Dana White‘s boxing project just got its first awkward split-screen.
In London, Turki Alalshikh sat down with several of the sport’s power brokers for a long, public-facing attempt at promoter diplomacy. Eddie Hearn, Frank Warren, Spencer Brown and others were in the room, with Anthony Joshua against Tyson Fury again floating above the conversation like the prize everybody wants to touch and nobody has yet fully controlled.
White, the UFC chief now attached to Zuffa Boxing under the TKO umbrella, was not in the group image Alalshikh pushed out from the meeting. That absence stood out because the biggest unresolved personality clash around this new boxing landscape has not been Hearn against Warren anymore. It is Hearn and White, two men who know how to sell conflict and have not exactly hidden their irritation with each other.

Dana White absent from Turki Alalshikh boxing talks in London
Alalshikh, chairman of Saudi Arabia’s General Entertainment Authority and the central broker behind many of boxing’s recent mega-events, presented the London session as a serious strategy meeting rather than a handshake photo-op.
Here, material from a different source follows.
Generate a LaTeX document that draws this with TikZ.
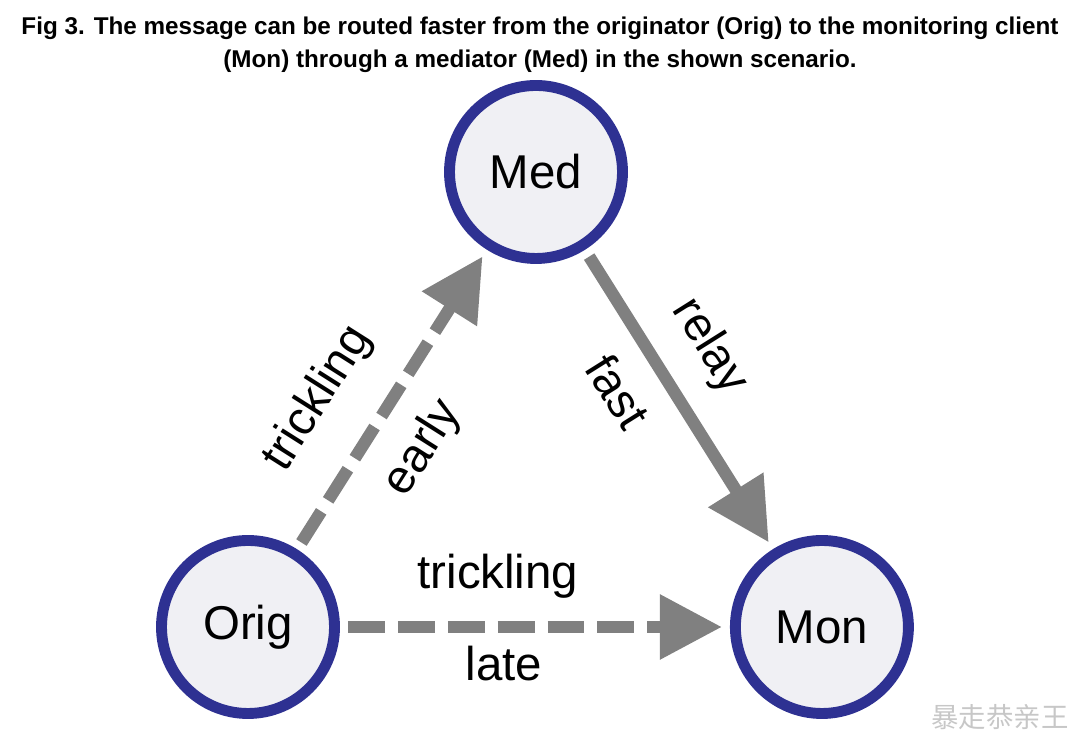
\documentclass[tikz,border=0pt]{standalone}
\usepackage{fontspec}
\setmainfont{Liberation Sans}
\newfontfamily\cjkfont{Noto Sans CJK SC}
\usepackage{xcolor}
\usepackage{tikz}
\usetikzlibrary{arrows.meta, positioning}

\definecolor{ringblue}{RGB}{46,49,146}
\definecolor{ringfill}{RGB}{240,240,244}
\definecolor{arrowgray}{RGB}{128,128,128}

\begin{document}
\begin{tikzpicture}[
    station/.style={circle, draw=ringblue, fill=ringfill, line width=3.1pt, minimum size=1.73cm, inner sep=0pt, font=\fontsize{13.5}{16}\selectfont},
    arrow/.style={-{Triangle[length=0.62cm, width=0.62cm]}, draw=arrowgray, line width=3.5pt, shorten <=0.08cm, shorten >=0.08cm},
    slow/.style={arrow, dash pattern=on 10.5pt off 3.7pt},
    edgelabel/.style={font=\fontsize{13.5}{16}\selectfont, sloped, inner sep=0pt, text height=0.73em, text depth=0.21em}
]
\useasboundingbox (0,0) rectangle (10.8,7.4);

\node[font=\bfseries\fontsize{6.9}{9.4}\selectfont, align=center] (title) at (5.40,6.95)
    {Fig 3. The message can be routed faster from the originator (Orig) to the monitoring client\\(Mon) through a mediator (Med) in the shown scenario.};

\node[station] (orig) at (2.48,1.13) {Orig};
\node[station, right=3.9cm of orig] (mon) {Mon};
\node[station] (med) at (5.36,5.68) {Med};

\draw[slow] (orig) -- node[edgelabel, above=0.37cm, pos=0.39] (trickearly) {trickling}
    node[edgelabel, below=0.33cm, pos=0.43] (early) {early} (med);
\draw[arrow] (med) -- node[edgelabel, above=0.28cm, pos=0.42] (relay) {relay}
    node[edgelabel, below=0.32cm, pos=0.39] (fast) {fast} (mon);
\draw[slow] (orig) -- node[edgelabel, above=0.25cm, pos=0.405] (tricklate) {trickling}
    node[edgelabel, below=0.22cm, pos=0.42] (late) {late} (mon);

% watermark
\node[font=\cjkfont\fontsize{7.8}{9}\selectfont, text=black!22] (mark) at (10.0,0.23) {暴走恭亲王};
\end{tikzpicture}
\end{document}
His social media posts showed a gathering involving DAZN, Matchroom, Queensberry and Gold Star, and he said the conversation lasted beyond four hours.
The interesting part for MMA fans is that Zuffa Boxing was not invisible, even if White was. Nick Khan, WWE president and a member of the TKO Group board, was pictured separately with Alalshikh in London. Alalshikh teased future surprises alongside Khan, but the public material did not clarify whether Khan sat through the wider talks, why he was not in the main group shot, or how directly TKO’s boxing plans were represented.
Eddie Hearn, Frank Warren and Nick Khan shape the optics
Hearn later framed the meeting around Joshua versus Fury, the long-delayed British heavyweight fight that still lacks the public certainty a bout of that size normally needs: venue, lead promoter and final staging plan. Warren’s presence matters for obvious reasons, given his Fury ties, while Hearn remains Joshua’s promoter. Khan’s separate appearance gave TKO a seat near the conversation, but not the same visual ownership as the boxing regulars in the room.
- Turki Alalshikh hosted leading boxing figures in London.
- Eddie Hearn, Frank Warren and Spencer Brown appeared in the main meeting photo.
- Dana White was not pictured at the promoters’ summit.
- Nick Khan met Alalshikh separately during the London visit.

Anthony Joshua vs Tyson Fury talks reveal boxing’s uneasy power map
Joshua versus Fury is still the obvious prize here, even after years of false starts, changed leverage and shifting heavyweight politics. The fight remains commercially huge because both men are national names far beyond hardcore boxing circles, and because the all-British angle has survived despite defeats, inactivity patches and the usual promotional bruising.
The White angle gives the story its bite. If Zuffa Boxing is going to be more than a logo and a threat, it eventually has to share air with Hearn, Warren, broadcasters and Saudi money. White can afford to skip one London summit; he cannot build a major boxing force by existing only in parallel to the people already holding fighters, dates and television relationships. The next meaningful step is not another caption about unity, but a concrete Joshua-Fury framework or a clearer TKO boxing play that names partners, roles and control.
| Figure | Why the London talks matter |
|---|---|
| Turki Alalshikh | Saudi power broker pushing major fights and promoter alignment. |
| Dana White | UFC boss absent from the main summit as Zuffa Boxing looms. |
| Eddie Hearn | Matchroom head tied to Anthony Joshua and publicly linked the talks to Fury. |
| Frank Warren | Queensberry promoter whose involvement is central to Tyson Fury business. |
| Nick Khan | TKO board member pictured separately with Alalshikh in London. |
| Joshua-Fury | Still awaiting firm public details on venue and lead promoter. |
For now, the message is messy but revealing: boxing’s power brokers can sit together, Saudi influence remains the gravitational force, and White was the major combat-sports name missing from the London meeting.